Une pensée qui empêche les questionnements 
Lorsque l’on est de gauche et que l’on écoute Manuel Valls, on est donc en droit de ressentir un certain malaise. Comme si l’on était revenu à une pensée binaire, simpliste, douillette, celle qui empêche les questionnements et les doutes, considérés comme autant de dangereux glissements, de périlleux voyages. 
Dans le même temps, l’autocensure ne s’est jamais aussi bien portée : l’éditorial de Gérard Biard publié dans le "Charlie Hebdo" du 4 mars, fustige avec vigueur ces "reculs en rase campagne" que constituent les annulations ou déprogrammations de pièces, d’expositions ou de films pour cause de "contexte" défavorable. Il est impitoyable, mais comment ne pas souscrire à ces phrases assassines : 
"On a le droit d’avoir peur des tueurs. Mais on n’a pas le droit de leur laisser croire, de quelque façon que ce soit, qu’ils ont raison de tuer, que leur stratégie fonctionne". 
L'esprit du 11 janvier semble bel et bien s’être volatilisé 
La réponse du gouvernement semble être la cécité volontaire (face à ce climat d’autocensure) et l’injonction à une forme de "bien-pensance" officielle que l’on croyait révolue (BHL plutôt que de Benoist).

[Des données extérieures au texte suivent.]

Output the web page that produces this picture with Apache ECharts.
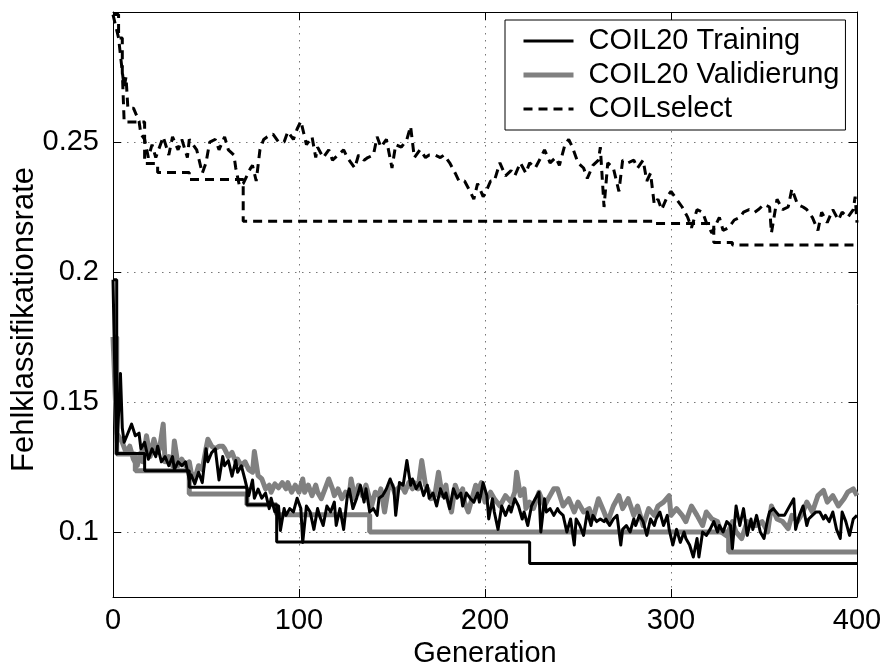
<!DOCTYPE html>
<html><head><meta charset="utf-8">
<script src="https://cdn.jsdelivr.net/npm/echarts@6/dist/echarts.min.js"></script>
<style>html,body{margin:0;padding:0;background:#fff}#c{width:883px;height:663px}</style>
</head><body><div id="c"></div>
<script>
const xTicks = [0, 100, 200, 300, 400];
const yTicks = [0.1, 0.15, 0.2, 0.25];
const legendNames = ['COIL20 Training', 'COIL20 Validierung', 'COILselect'];

// COIL20 Training (noisy)
const trGen = [0,1,2,4,5,6,8,10,12,14,15,17,19,21,23,24,26,28,30,32,33,35,37,39,41,42,44,46,48,50,51,53,55,57,59,60,62,64,66,67,69,71,73,75,76,78,80,82,84,85,87,89,90,92,93,95,97,99,101,102,104,106,108,110,111,113,115,117,119,120,122,124,126,127,129,131,133,135,136,138,140,142,143,145,147,149,151,152,154,156,158,160,161,163,165,167,169,170,172,174,176,178,179,181,183,185,187,188,190,192,194,196,197,199,201,202,204,205,207,209,211,213,214,216,218,220,221,223,225,227,229,230,232,233,235,237,239,240,242,244,246,248,249,251,253,255,257,258,260,262,264,265,267,269,271,273,274,276,278,280,281,283,285,287,289,291,292,294,296,298,299,301,303,305,307,308,310,312,314,315,317,319,321,323,325,326,328,330,332,333,335,337,339,341,343,344,346,348,350,352,353,355,358,361,363,366,367,369,371,373,374,376,378,380,382,383,385,387,389,391,392,394,396,398,400];
const trVal = [0.197,0.16,0.13,0.161,0.14,0.1345,0.138,0.1415,0.137,0.138,0.132,0.1345,0.128,0.132,0.129,0.133,0.127,0.129,0.1255,0.129,0.124,0.127,0.1255,0.127,0.120,0.122,0.1185,0.123,0.119,0.132,0.127,0.1305,0.132,0.120,0.129,0.1255,0.1275,0.1215,0.1275,0.123,0.1255,0.120,0.114,0.120,0.113,0.1165,0.113,0.115,0.109,0.113,0.1077,0.110,0.1006,0.109,0.1064,0.109,0.1077,0.113,0.109,0.096,0.110,0.1077,0.101,0.109,0.1064,0.1025,0.110,0.1077,0.1115,0.1025,0.109,0.101,0.114,0.1166,0.109,0.113,0.118,0.1115,0.1166,0.1077,0.109,0.1064,0.113,0.114,0.1166,0.1204,0.1166,0.1064,0.119,0.118,0.1275,0.118,0.1204,0.1166,0.119,0.114,0.118,0.113,0.115,0.110,0.1166,0.113,0.115,0.109,0.1166,0.113,0.115,0.110,0.115,0.113,0.1115,0.115,0.1115,0.119,0.114,0.105,0.1128,0.1077,0.101,0.110,0.1064,0.110,0.1077,0.1128,0.110,0.105,0.1077,0.1025,0.110,0.1128,0.1153,0.100,0.1128,0.1077,0.109,0.1064,0.109,0.1077,0.1064,0.100,0.105,0.095,0.105,0.1025,0.0987,0.1077,0.1025,0.1064,0.104,0.105,0.104,0.105,0.1025,0.105,0.1064,0.095,0.101,0.1025,0.100,0.105,0.1025,0.1064,0.104,0.0987,0.105,0.1025,0.105,0.1077,0.1025,0.1064,0.101,0.095,0.101,0.096,0.100,0.0975,0.095,0.0904,0.0975,0.0904,0.100,0.0987,0.101,0.104,0.100,0.1025,0.100,0.104,0.1025,0.0936,0.110,0.1025,0.109,0.0987,0.105,0.101,0.1064,0.100,0.0975,0.105,0.1077,0.109,0.1064,0.1064,0.109,0.1128,0.101,0.1064,0.110,0.1025,0.105,0.1064,0.1077,0.1077,0.105,0.1064,0.104,0.1077,0.101,0.0975,0.1077,0.104,0.0987,0.105,0.1064];

// COIL20 Training (best so far, stairs)
const trBestGen = [0,2,17,41,72,88,224,400];
const trBestVal = [0.197,0.1302,0.1236,0.1172,0.1105,0.0962,0.0879,0.0879];

// COIL20 Validierung (noisy)
const vaGen = [0,2,5,7,9,11,13,15,16,18,20,22,24,25,27,28,30,32,33,35,37,39,41,42,44,46,48,50,51,53,55,57,59,60,62,64,66,67,69,71,73,75,76,78,80,82,84,85,87,89,91,93,94,96,98,100,102,103,105,107,109,110,112,114,116,118,119,121,123,125,127,128,130,132,134,136,137,139,141,143,144,146,148,150,152,153,155,157,159,161,162,164,166,168,170,171,173,175,177,179,180,182,184,186,188,189,191,193,195,196,198,200,203,205,208,211,214,216,217,219,221,222,224,226,229,232,234,237,239,242,245,248,250,253,256,258,261,264,266,269,272,274,277,280,282,285,288,291,293,296,299,300,303,306,308,311,314,317,319,322,325,327,330,333,335,338,341,343,346,349,352,354,357,360,363,365,368,371,373,376,379,382,384,387,390,393,395,398,400];
const vaVal = [0.175,0.138,0.1345,0.1306,0.133,0.128,0.1255,0.1306,0.127,0.137,0.129,0.1357,0.1306,0.132,0.1415,0.127,0.129,0.1255,0.135,0.1255,0.128,0.1255,0.127,0.123,0.1204,0.1255,0.124,0.132,0.1357,0.133,0.132,0.133,0.133,0.132,0.129,0.1306,0.127,0.128,0.1255,0.127,0.124,0.123,0.131,0.1217,0.1204,0.1166,0.118,0.1153,0.1185,0.117,0.119,0.1166,0.119,0.1153,0.118,0.1153,0.1204,0.1153,0.118,0.114,0.118,0.1153,0.1128,0.1166,0.1204,0.1166,0.114,0.1166,0.1128,0.1153,0.114,0.1204,0.1128,0.118,0.114,0.118,0.1153,0.110,0.1153,0.114,0.1166,0.1077,0.1166,0.118,0.114,0.1166,0.118,0.1153,0.119,0.1166,0.119,0.1166,0.1275,0.118,0.1153,0.1128,0.114,0.123,0.114,0.118,0.1128,0.1077,0.118,0.114,0.1166,0.1115,0.1077,0.1128,0.118,0.1153,0.119,0.1115,0.1153,0.1128,0.110,0.114,0.1115,0.1153,0.123,0.114,0.1166,0.109,0.1115,0.109,0.1153,0.110,0.1128,0.1166,0.1166,0.110,0.1128,0.1077,0.1115,0.1077,0.109,0.105,0.1128,0.1077,0.104,0.110,0.114,0.109,0.1128,0.1064,0.110,0.1025,0.109,0.1064,0.110,0.1115,0.114,0.1064,0.109,0.1064,0.104,0.110,0.1064,0.1025,0.1077,0.105,0.104,0.100,0.0985,0.104,0.100,0.0975,0.104,0.1025,0.1025,0.104,0.100,0.110,0.105,0.104,0.1013,0.1064,0.104,0.1077,0.1115,0.1077,0.114,0.116,0.1115,0.114,0.110,0.1128,0.1153,0.1166,0.114];

// COIL20 Validierung (stairs)
const vaBestGen = [0,2,12,41,72,88,138,331,400];
const vaBestVal = [0.175,0.13,0.1236,0.1146,0.1105,0.1066,0.1,0.0923,0.0923];

// COILselect (noisy)
const selGen = [0,3,5,6,7,8,11,14,15,17,19,21,23,25,27,30,32,35,37,40,41,45,48,50,52,55,57,60,62,65,66,68,70,72,74,75,77,79,81,83,86,89,92,94,97,99,101,104,107,109,110,113,116,118,121,124,126,130,132,135,137,140,142,144,147,150,152,155,158,160,162,165,168,170,173,176,178,181,184,186,189,192,194,196,199,200,203,205,208,211,214,216,219,222,224,227,230,232,235,238,240,243,245,247,250,253,255,258,261,262,264,266,269,272,274,277,280,282,285,287,289,291,293,295,298,300,303,306,309,311,314,317,319,322,326,328,331,334,337,339,342,345,347,350,353,354,357,360,363,365,368,371,373,376,379,381,384,387,390,392,395,398,399,400];
const selVal = [0.299,0.290,0.277,0.271,0.275,0.263,0.263,0.258,0.253,0.251,0.244,0.249,0.244,0.248,0.252,0.245,0.252,0.247,0.251,0.244,0.251,0.247,0.238,0.242,0.250,0.251,0.247,0.252,0.247,0.245,0.240,0.233,0.234,0.237,0.240,0.241,0.235,0.247,0.251,0.252,0.253,0.250,0.250,0.254,0.251,0.255,0.258,0.249,0.252,0.244,0.248,0.244,0.247,0.243,0.245,0.247,0.244,0.240,0.245,0.243,0.244,0.245,0.252,0.248,0.251,0.240,0.249,0.248,0.251,0.256,0.244,0.247,0.244,0.245,0.245,0.244,0.245,0.242,0.238,0.235,0.235,0.231,0.228,0.234,0.229,0.230,0.235,0.235,0.242,0.237,0.239,0.237,0.242,0.238,0.242,0.240,0.244,0.247,0.242,0.244,0.241,0.249,0.251,0.248,0.242,0.240,0.236,0.241,0.243,0.248,0.225,0.242,0.240,0.231,0.243,0.242,0.243,0.240,0.243,0.235,0.238,0.226,0.228,0.224,0.229,0.231,0.228,0.225,0.221,0.217,0.224,0.223,0.219,0.215,0.221,0.216,0.217,0.220,0.221,0.223,0.224,0.223,0.224,0.226,0.225,0.215,0.228,0.224,0.225,0.232,0.226,0.225,0.224,0.221,0.216,0.223,0.219,0.224,0.220,0.223,0.221,0.224,0.229,0.219];

// COILselect (stairs)
const selBestGen = [0,3,5,6,17,24,41,70,290,323,333,400];
const selBestVal = [0.299,0.290,0.277,0.2577,0.2417,0.2383,0.2356,0.2195,0.2187,0.2113,0.2104,0.2104];

const pairs = (g, v) => g.map((x, i) => [x, v[i]]);
const FONT = "'Liberation Sans', Arial, Helvetica, sans-serif";
const GRAY = '#808080';
const DASH = [9, 6];

const chart = echarts.init(document.getElementById('c'), null, {renderer: 'canvas'});
const gridLine = {show: true, lineStyle: {color: '#777', width: 1, type: [1.5, 5.5]}};
const axisLine = {show: true, onZero: false, lineStyle: {color: '#000', width: 1}};
const baseLine = {type: 'line', showSymbol: false, symbol: 'none', animation: false, silent: true};

chart.setOption({
  animation: false,
  backgroundColor: '#fff',
  textStyle: {fontFamily: FONT},
  grid: {left: 113, right: 26, top: 12, bottom: 66, containLabel: false, outerBoundsMode: 'none'},
  legend: {
    data: [
      {name: legendNames[0], lineStyle: {color: '#000', width: 3}},
      {name: legendNames[1], lineStyle: {color: GRAY, width: 5}},
      {name: legendNames[2], lineStyle: {color: '#000', width: 3, type: DASH}}
    ],
    orient: 'vertical',
    left: 505, top: 20,
    backgroundColor: '#fff',
    borderColor: '#000', borderWidth: 1,
    padding: [4, 6, 4, 16],
    itemGap: 0,
    itemWidth: 50, itemHeight: 20,
    itemStyle: {opacity: 0},
    textStyle: {fontFamily: FONT, fontSize: 29, color: '#000', lineHeight: 34, padding: [0, 0, 0, 10]},
    selectedMode: false
  },
  xAxis: [{
    type: 'value', min: 0, max: 400, interval: 100, position: 'bottom',
    name: 'Generation', nameLocation: 'middle', nameGap: 42, nameMoveOverlap: false,
    nameTextStyle: {fontFamily: FONT, fontSize: 29, color: '#000'},
    axisLine: axisLine,
    axisTick: {show: true, inside: true, length: 8, lineStyle: {color: '#000'}, customValues: xTicks},
    axisLabel: {show: true, fontFamily: FONT, fontSize: 29, color: '#000', margin: 9, customValues: xTicks},
    splitLine: gridLine
  }, {
    type: 'value', min: 0, max: 400, interval: 100, position: 'top',
    axisLine: axisLine,
    axisTick: {show: true, inside: true, length: 8, lineStyle: {color: '#000'}, customValues: xTicks},
    axisLabel: {show: false},
    splitLine: {show: false}
  }],
  yAxis: [{
    type: 'value', min: 0.075, max: 0.3, interval: 0.025, position: 'left',
    name: 'Fehlklassifikationsrate', nameLocation: 'middle', nameGap: 73, nameMoveOverlap: false,
    nameTextStyle: {fontFamily: FONT, fontSize: 31, color: '#000', padding: [0, 30, 0, 0]},
    axisLine: axisLine,
    axisTick: {show: true, inside: true, length: 8, lineStyle: {color: '#000'}, customValues: yTicks},
    axisLabel: {show: true, fontFamily: FONT, fontSize: 29, color: '#000', margin: 14, customValues: yTicks,
      formatter: v => String(+v.toFixed(3))},
    splitLine: gridLine
  }, {
    type: 'value', min: 0.075, max: 0.3, interval: 0.025, position: 'right',
    axisLine: axisLine,
    axisTick: {show: true, inside: true, length: 8, lineStyle: {color: '#000'}, customValues: yTicks},
    axisLabel: {show: false},
    splitLine: {show: false}
  }],
  series: [
    Object.assign({}, baseLine, {name: 'COIL20 Validierung', data: pairs(vaGen, vaVal),
      lineStyle: {color: GRAY, width: 5, join: 'round'}, itemStyle: {color: GRAY}, z: 2}),
    Object.assign({}, baseLine, {name: 'vaBest', step: 'end', data: pairs(vaBestGen, vaBestVal),
      lineStyle: {color: GRAY, width: 5}, itemStyle: {color: GRAY}, z: 2}),
    Object.assign({}, baseLine, {name: 'COIL20 Training', data: pairs(trGen, trVal),
      lineStyle: {color: '#000', width: 3, join: 'round'}, itemStyle: {color: '#000'}, z: 3}),
    Object.assign({}, baseLine, {name: 'trBest', step: 'end', data: pairs(trBestGen, trBestVal),
      lineStyle: {color: '#000', width: 3}, itemStyle: {color: '#000'}, z: 3}),
    Object.assign({}, baseLine, {name: 'COILselect', data: pairs(selGen, selVal),
      lineStyle: {color: '#000', width: 3, type: DASH}, itemStyle: {color: '#000'}, z: 3}),
    Object.assign({}, baseLine, {name: 'selBest', step: 'end', data: pairs(selBestGen, selBestVal),
      lineStyle: {color: '#000', width: 3, type: DASH}, itemStyle: {color: '#000'}, z: 3})
  ]
});
</script></body></html>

La complexité, le débat vigoureux, mais fécond, n’ont alors plus droit de cité. 
Un professeur de philosophie de Poitiers peut être poursuivi pour avoir organisé un débat ouvert avec ses élèves après les attentats : le voilà suspendu quatre mois, menacé de poursuites pénales pour "apologie du terrorisme", affaire qui se dégonfle quelques jours plus tard. Des alcooliques patentés, des psychotiques sont envoyés en prison pour "apologie du terrorisme", gage certain de fermeté. 
En réalité, il semble bien que ce soit la peur qui règne en maître dans le débat public : peur du débat, peur du Front national, peur des réalités, peur de ce qui, peut-être, pourrait un jour se produire. 
Face à tant de supposée "fermeté" d’un côté et tant de couardise de l’autre, l'"esprit du 11 janvier", s’il a jamais existé, semble bel et bien s’être volatilisé dans les limbes.